• Dataset section
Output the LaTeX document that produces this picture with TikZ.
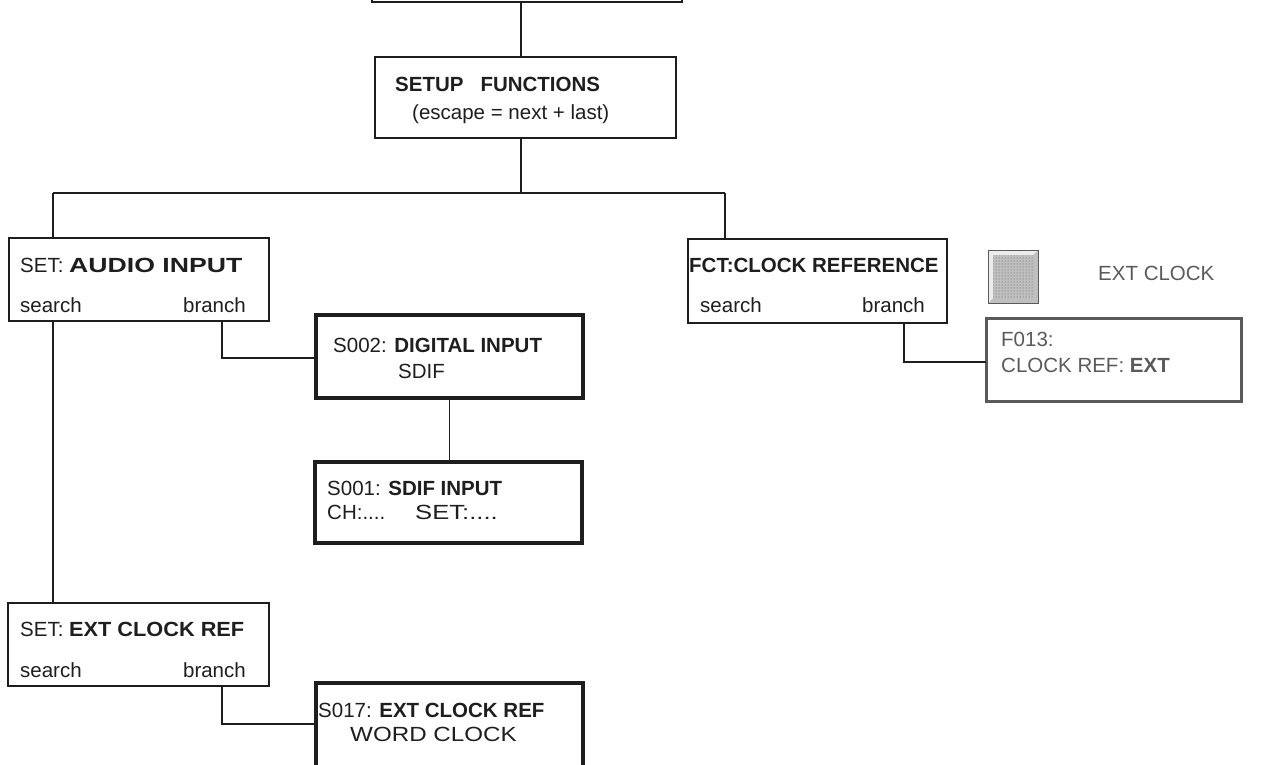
\documentclass[tikz,border=0pt]{standalone}
\usepackage{graphicx}
\usepackage{fontspec}
\setmainfont{Liberation Sans}
\usetikzlibrary{patterns}

\definecolor{ink}{HTML}{1E1E1E}
\definecolor{dim}{HTML}{5A5A5A}

% horizontal stretch for the wide lettering of the scan
\newcommand{\widen}[2]{\scalebox{#1}[1]{#2}}

\tikzset{
  box/.style={draw=ink, rectangle, line width=1.3pt, inner sep=0pt, outer sep=0pt, anchor=north west},
  heavy/.style={line width=3.2pt},
  faded/.style={draw=dim, line width=3pt},
  txt/.style={anchor=base west, inner sep=0pt, text=ink, font=\fontsize{20.5}{23}\selectfont},
  wire/.style={draw=ink, line width=1.3pt}
}

\begin{document}
\begin{tikzpicture}[x=1pt, y=-1pt]
        \useasboundingbox (0,0) rectangle (1272,765);

        % boxes
        \begin{scope}[every node/.append style={box}]
          \node[minimum width=310pt, minimum height=42pt] (top) at (372,-40) {};
          \node[minimum width=301pt, minimum height=81pt] (setup) at (375,57) {};
          \node[minimum width=260pt, minimum height=83pt] (audio) at (9,238) {};
          \node[heavy, minimum width=267pt, minimum height=83pt] (digital) at (316,315) {};
          \node[heavy, minimum width=267pt, minimum height=81pt] (sdif) at (315,462) {};
          \node[minimum width=259pt, minimum height=84pt] (clockref) at (688,239) {};
          \node[faded, minimum width=255pt, minimum height=83pt] (fct) at (986,318) {};
          \node[minimum width=261pt, minimum height=83pt] (extclk) at (8,603) {};
          \node[heavy, minimum width=267pt, minimum height=100pt] (wordclk) at (316,683) {};
        \end{scope}

        % clock key
        \node[box, draw=dim, fill=gray!50, line width=1pt, minimum width=50pt, minimum height=53pt] (key) at (988,250) {};
        \fill[gray!15] (key.north west) -- (key.north east) -- ([xshift=-5pt,yshift=-5pt]key.north east)
          -- ([xshift=5pt,yshift=-5pt]key.north west) -- ([xshift=5pt,yshift=5pt]key.south west) -- (key.south west) -- cycle;
        \fill[pattern=dots, pattern color=dim] ([xshift=5pt,yshift=-5pt]key.north west) rectangle ([xshift=-5pt,yshift=5pt]key.south east);
        \draw[dim, line width=1pt] (key.north west) rectangle (key.south east);

        % texts
        \begin{scope}[every node/.append style={txt}]
          \node (setupA) at (395,92) {\textbf{SETUP\hspace{17pt}FUNCTIONS}};
          \node (setupB) at (412,120) {(escape = next + last)};
          \node (audioA) at (20,272) {SET: \textbf{\widen{1.3}{AUDIO INPUT}}};
          \node (audioB) at (20,312) {search};
          \node[anchor=base east] (audioC) at (246,312) {branch};
          \node (digitalA) at (333,352) {S002: \textbf{DIGITAL INPUT}};
          \node (digitalB) at (398,378) {SDIF};
          \node (sdifA) at (327,495) {S001: \textbf{SDIF INPUT}};
          \node (sdifB) at (327,519) {CH:....};
          \node (sdifC) at (415,519) {\widen{1.25}{SET:....}};
          \node (clockrefA) at (689,272) {\textbf{FCT:CLOCK REFERENCE}};
          \node (clockrefB) at (700,312) {search};
          \node[anchor=base east] (clockrefC) at (925,312) {branch};
          \node[text=dim] (fctA) at (1001,346) {F013:};
          \node[text=dim] (fctB) at (1001,372) {CLOCK REF: \textbf{EXT}};
          \node[text=dim] (keyA) at (1098,280) {EXT CLOCK};
          \node (extclkA) at (20,636) {SET: \textbf{\widen{1.06}{EXT CLOCK REF}}};
          \node (extclkB) at (20,677) {search};
          \node[anchor=base east] (extclkC) at (246,677) {branch};
          \node (wordclkA) at (318,717) {S017: \textbf{EXT CLOCK REF}};
          \node (wordclkB) at (350,741) {\widen{1.18}{WORD CLOCK}};
        \end{scope}

        % connectors
        \coordinate (bus) at (521,193);
        \coordinate (busL) at (53,193);
        \coordinate (busR) at (725,193);
        \coordinate (audbr) at (222,358);
        \coordinate (clkbr) at (904,362);
        \coordinate (extbr) at (222,724);

        \begin{scope}[every path/.style={wire}]
          \draw (top.south -| bus) -- (setup.north -| bus);
          \draw (setup.south -| bus) -- (bus);
          \draw (busL) -- (busR);
          \draw (busL) -- (audio.north -| busL);
          \draw (busR) -- (clockref.north -| busR);
          \draw (audio.south -| busL) -- (extclk.north -| busL);
          \draw (audio.south -| audbr) |- (digital.west |- audbr);
          \draw (digital.south) -- (digital.south |- sdif.north);
          \draw (clockref.south -| clkbr) |- (fct.west |- clkbr);
          \draw (extclk.south -| extbr) |- (wordclk.west |- extbr);
        \end{scope}

      \end{tikzpicture}
\end{document}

• Given task
Give all the lines above again, character for character, without pictures.

• The completed task
Output the LaTeX document that produces this picture with TikZ.
\documentclass[tikz,border=0pt]{standalone}
\usepackage{graphicx}
\usepackage{fontspec}
\setmainfont{Liberation Sans}
\usetikzlibrary{patterns}

\definecolor{ink}{HTML}{1E1E1E}
\definecolor{dim}{HTML}{5A5A5A}

% horizontal stretch for the wide lettering of the scan
\newcommand{\widen}[2]{\scalebox{#1}[1]{#2}}

\tikzset{
  box/.style={draw=ink, rectangle, line width=1.3pt, inner sep=0pt, outer sep=0pt, anchor=north west},
  heavy/.style={line width=3.2pt},
  faded/.style={draw=dim, line width=3pt},
  txt/.style={anchor=base west, inner sep=0pt, text=ink, font=\fontsize{20.5}{23}\selectfont},
  wire/.style={draw=ink, line width=1.3pt}
}

\begin{document}
\begin{tikzpicture}[x=1pt, y=-1pt]
        \useasboundingbox (0,0) rectangle (1272,765);

        % boxes
        \begin{scope}[every node/.append style={box}]
          \node[minimum width=310pt, minimum height=42pt] (top) at (372,-40) {};
          \node[minimum width=301pt, minimum height=81pt] (setup) at (375,57) {};
          \node[minimum width=260pt, minimum height=83pt] (audio) at (9,238) {};
          \node[heavy, minimum width=267pt, minimum height=83pt] (digital) at (316,315) {};
          \node[heavy, minimum width=267pt, minimum height=81pt] (sdif) at (315,462) {};
          \node[minimum width=259pt, minimum height=84pt] (clockref) at (688,239) {};
          \node[faded, minimum width=255pt, minimum height=83pt] (fct) at (986,318) {};
          \node[minimum width=261pt, minimum height=83pt] (extclk) at (8,603) {};
          \node[heavy, minimum width=267pt, minimum height=100pt] (wordclk) at (316,683) {};
        \end{scope}

        % clock key
        \node[box, draw=dim, fill=gray!50, line width=1pt, minimum width=50pt, minimum height=53pt] (key) at (988,250) {};
        \fill[gray!15] (key.north west) -- (key.north east) -- ([xshift=-5pt,yshift=-5pt]key.north east)
          -- ([xshift=5pt,yshift=-5pt]key.north west) -- ([xshift=5pt,yshift=5pt]key.south west) -- (key.south west) -- cycle;
        \fill[pattern=dots, pattern color=dim] ([xshift=5pt,yshift=-5pt]key.north west) rectangle ([xshift=-5pt,yshift=5pt]key.south east);
        \draw[dim, line width=1pt] (key.north west) rectangle (key.south east);

        % texts
        \begin{scope}[every node/.append style={txt}]
          \node (setupA) at (395,92) {\textbf{SETUP\hspace{17pt}FUNCTIONS}};
          \node (setupB) at (412,120) {(escape = next + last)};
          \node (audioA) at (20,272) {SET: \textbf{\widen{1.3}{AUDIO INPUT}}};
          \node (audioB) at (20,312) {search};
          \node[anchor=base east] (audioC) at (246,312) {branch};
          \node (digitalA) at (333,352) {S002: \textbf{DIGITAL INPUT}};
          \node (digitalB) at (398,378) {SDIF};
          \node (sdifA) at (327,495) {S001: \textbf{SDIF INPUT}};
          \node (sdifB) at (327,519) {CH:....};
          \node (sdifC) at (415,519) {\widen{1.25}{SET:....}};
          \node (clockrefA) at (689,272) {\textbf{FCT:CLOCK REFERENCE}};
          \node (clockrefB) at (700,312) {search};
          \node[anchor=base east] (clockrefC) at (925,312) {branch};
          \node[text=dim] (fctA) at (1001,346) {F013:};
          \node[text=dim] (fctB) at (1001,372) {CLOCK REF: \textbf{EXT}};
          \node[text=dim] (keyA) at (1098,280) {EXT CLOCK};
          \node (extclkA) at (20,636) {SET: \textbf{\widen{1.06}{EXT CLOCK REF}}};
          \node (extclkB) at (20,677) {search};
          \node[anchor=base east] (extclkC) at (246,677) {branch};
          \node (wordclkA) at (318,717) {S017: \textbf{EXT CLOCK REF}};
          \node (wordclkB) at (350,741) {\widen{1.18}{WORD CLOCK}};
        \end{scope}

        % connectors
        \coordinate (bus) at (521,193);
        \coordinate (busL) at (53,193);
        \coordinate (busR) at (725,193);
        \coordinate (audbr) at (222,358);
        \coordinate (clkbr) at (904,362);
        \coordinate (extbr) at (222,724);

        \begin{scope}[every path/.style={wire}]
          \draw (top.south -| bus) -- (setup.north -| bus);
          \draw (setup.south -| bus) -- (bus);
          \draw (busL) -- (busR);
          \draw (busL) -- (audio.north -| busL);
          \draw (busR) -- (clockref.north -| busR);
          \draw (audio.south -| busL) -- (extclk.north -| busL);
          \draw (audio.south -| audbr) |- (digital.west |- audbr);
          \draw (digital.south) -- (digital.south |- sdif.north);
          \draw (clockref.south -| clkbr) |- (fct.west |- clkbr);
          \draw (extclk.south -| extbr) |- (wordclk.west |- extbr);
        \end{scope}

      \end{tikzpicture}
\end{document}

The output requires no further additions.